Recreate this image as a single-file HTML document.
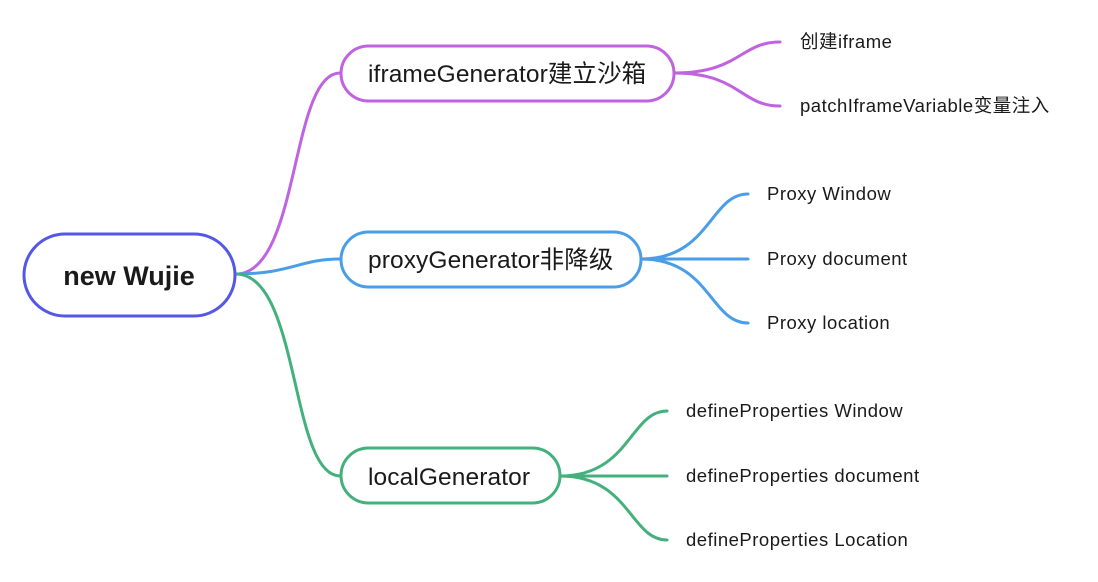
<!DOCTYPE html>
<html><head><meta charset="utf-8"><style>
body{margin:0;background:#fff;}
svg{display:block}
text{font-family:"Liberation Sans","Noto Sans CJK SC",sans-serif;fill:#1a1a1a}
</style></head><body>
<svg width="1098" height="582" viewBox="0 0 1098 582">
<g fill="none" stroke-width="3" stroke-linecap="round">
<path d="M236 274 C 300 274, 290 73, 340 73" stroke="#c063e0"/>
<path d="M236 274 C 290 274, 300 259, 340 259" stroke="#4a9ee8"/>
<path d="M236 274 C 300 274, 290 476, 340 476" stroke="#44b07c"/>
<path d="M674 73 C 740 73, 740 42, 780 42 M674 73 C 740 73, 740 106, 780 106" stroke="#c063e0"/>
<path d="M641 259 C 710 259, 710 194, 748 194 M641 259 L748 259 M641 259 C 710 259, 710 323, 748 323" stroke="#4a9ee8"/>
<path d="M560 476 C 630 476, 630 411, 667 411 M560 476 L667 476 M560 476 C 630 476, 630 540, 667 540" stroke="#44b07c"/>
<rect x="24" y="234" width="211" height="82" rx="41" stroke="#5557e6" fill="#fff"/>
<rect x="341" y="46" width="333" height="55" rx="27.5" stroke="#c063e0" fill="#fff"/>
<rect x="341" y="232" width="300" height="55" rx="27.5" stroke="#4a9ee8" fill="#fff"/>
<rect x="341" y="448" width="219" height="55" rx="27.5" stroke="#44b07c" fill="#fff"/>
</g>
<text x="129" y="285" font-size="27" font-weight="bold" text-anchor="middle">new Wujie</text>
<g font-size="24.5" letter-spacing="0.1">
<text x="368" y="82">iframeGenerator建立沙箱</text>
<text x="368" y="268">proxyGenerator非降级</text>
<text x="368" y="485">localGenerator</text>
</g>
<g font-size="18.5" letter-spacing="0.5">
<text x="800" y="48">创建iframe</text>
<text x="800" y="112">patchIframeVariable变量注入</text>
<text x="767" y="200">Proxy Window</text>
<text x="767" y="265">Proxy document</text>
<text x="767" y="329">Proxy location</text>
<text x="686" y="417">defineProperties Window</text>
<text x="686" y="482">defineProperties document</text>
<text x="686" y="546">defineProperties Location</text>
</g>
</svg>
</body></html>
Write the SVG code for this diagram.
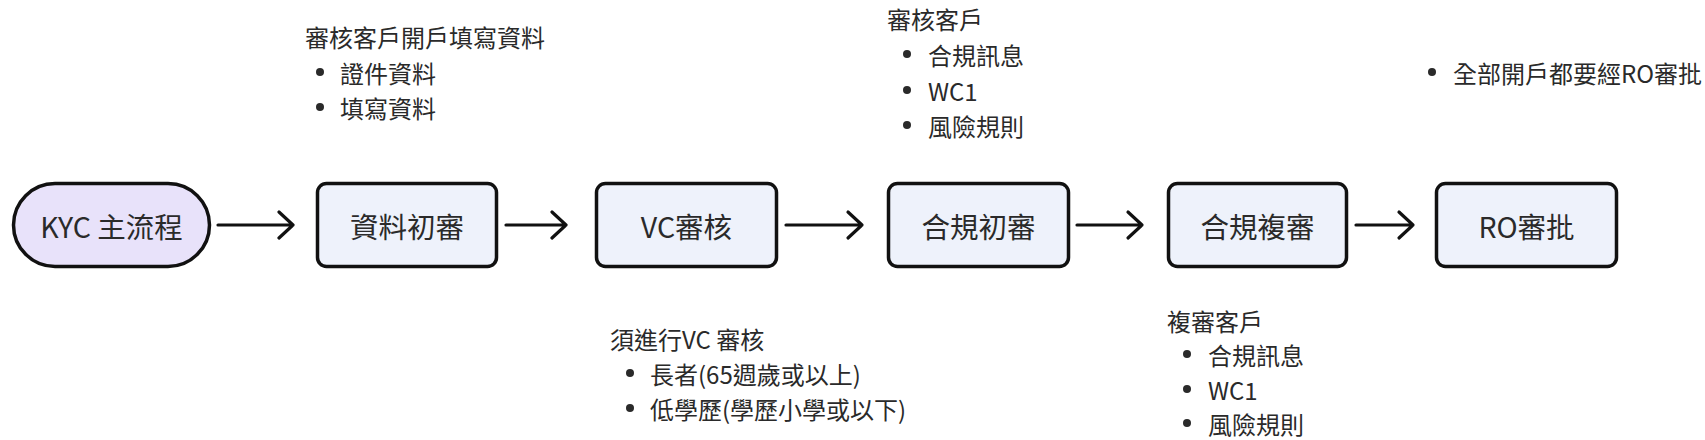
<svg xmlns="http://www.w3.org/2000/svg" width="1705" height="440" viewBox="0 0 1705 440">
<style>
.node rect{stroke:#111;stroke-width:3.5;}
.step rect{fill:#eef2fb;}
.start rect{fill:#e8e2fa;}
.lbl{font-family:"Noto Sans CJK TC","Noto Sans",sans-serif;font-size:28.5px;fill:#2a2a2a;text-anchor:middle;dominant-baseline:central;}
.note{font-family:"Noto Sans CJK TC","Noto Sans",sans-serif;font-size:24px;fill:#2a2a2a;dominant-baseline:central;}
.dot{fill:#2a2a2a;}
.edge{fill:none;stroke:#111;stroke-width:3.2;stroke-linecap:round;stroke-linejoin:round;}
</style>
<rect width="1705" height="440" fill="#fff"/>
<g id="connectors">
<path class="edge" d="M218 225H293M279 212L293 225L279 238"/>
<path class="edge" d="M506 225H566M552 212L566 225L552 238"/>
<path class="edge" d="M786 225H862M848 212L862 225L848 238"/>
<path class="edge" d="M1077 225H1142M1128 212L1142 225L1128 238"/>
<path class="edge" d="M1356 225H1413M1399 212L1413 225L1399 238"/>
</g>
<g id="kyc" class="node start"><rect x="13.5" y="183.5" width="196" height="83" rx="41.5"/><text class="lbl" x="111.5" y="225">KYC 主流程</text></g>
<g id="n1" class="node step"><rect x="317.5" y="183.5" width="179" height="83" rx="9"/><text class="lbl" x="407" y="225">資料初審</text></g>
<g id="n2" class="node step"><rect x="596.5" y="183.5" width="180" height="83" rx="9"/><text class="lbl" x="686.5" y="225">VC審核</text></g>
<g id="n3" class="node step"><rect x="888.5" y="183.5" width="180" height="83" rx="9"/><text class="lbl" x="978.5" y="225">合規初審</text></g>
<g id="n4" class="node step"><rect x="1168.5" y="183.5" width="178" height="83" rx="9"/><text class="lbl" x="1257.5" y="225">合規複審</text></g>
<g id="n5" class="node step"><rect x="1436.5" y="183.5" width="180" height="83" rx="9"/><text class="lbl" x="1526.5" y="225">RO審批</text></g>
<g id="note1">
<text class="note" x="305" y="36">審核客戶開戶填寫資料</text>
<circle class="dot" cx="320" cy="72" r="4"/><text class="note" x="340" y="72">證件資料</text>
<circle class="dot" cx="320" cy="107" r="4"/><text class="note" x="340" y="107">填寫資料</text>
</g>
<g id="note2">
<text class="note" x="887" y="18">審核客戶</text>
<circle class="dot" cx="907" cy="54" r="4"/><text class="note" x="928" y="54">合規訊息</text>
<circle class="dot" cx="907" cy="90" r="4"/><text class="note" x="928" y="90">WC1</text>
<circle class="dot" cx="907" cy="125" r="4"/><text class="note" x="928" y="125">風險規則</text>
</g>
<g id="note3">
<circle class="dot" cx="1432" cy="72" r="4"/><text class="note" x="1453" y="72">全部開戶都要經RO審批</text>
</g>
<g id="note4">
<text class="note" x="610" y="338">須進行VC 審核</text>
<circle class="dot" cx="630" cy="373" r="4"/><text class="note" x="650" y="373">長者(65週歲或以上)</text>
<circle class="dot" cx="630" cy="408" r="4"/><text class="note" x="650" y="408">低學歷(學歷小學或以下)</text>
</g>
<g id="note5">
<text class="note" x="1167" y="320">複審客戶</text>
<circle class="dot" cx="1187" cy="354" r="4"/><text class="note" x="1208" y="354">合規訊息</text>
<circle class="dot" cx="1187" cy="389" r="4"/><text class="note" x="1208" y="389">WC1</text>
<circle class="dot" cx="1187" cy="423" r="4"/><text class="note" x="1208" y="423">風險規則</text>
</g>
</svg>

* * *

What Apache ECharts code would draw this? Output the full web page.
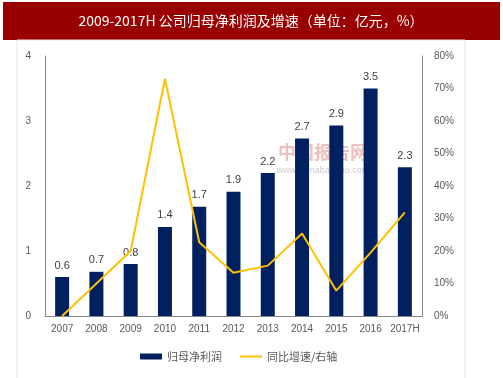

— TASK DIRECTIONS —
Gather all lines of the records that include the word "this".

— OUTPUT BELOW —
Recreate this image as a single-file HTML document.
Write the SVG code for this diagram.
What Apache ECharts code would draw this? Output the full web page.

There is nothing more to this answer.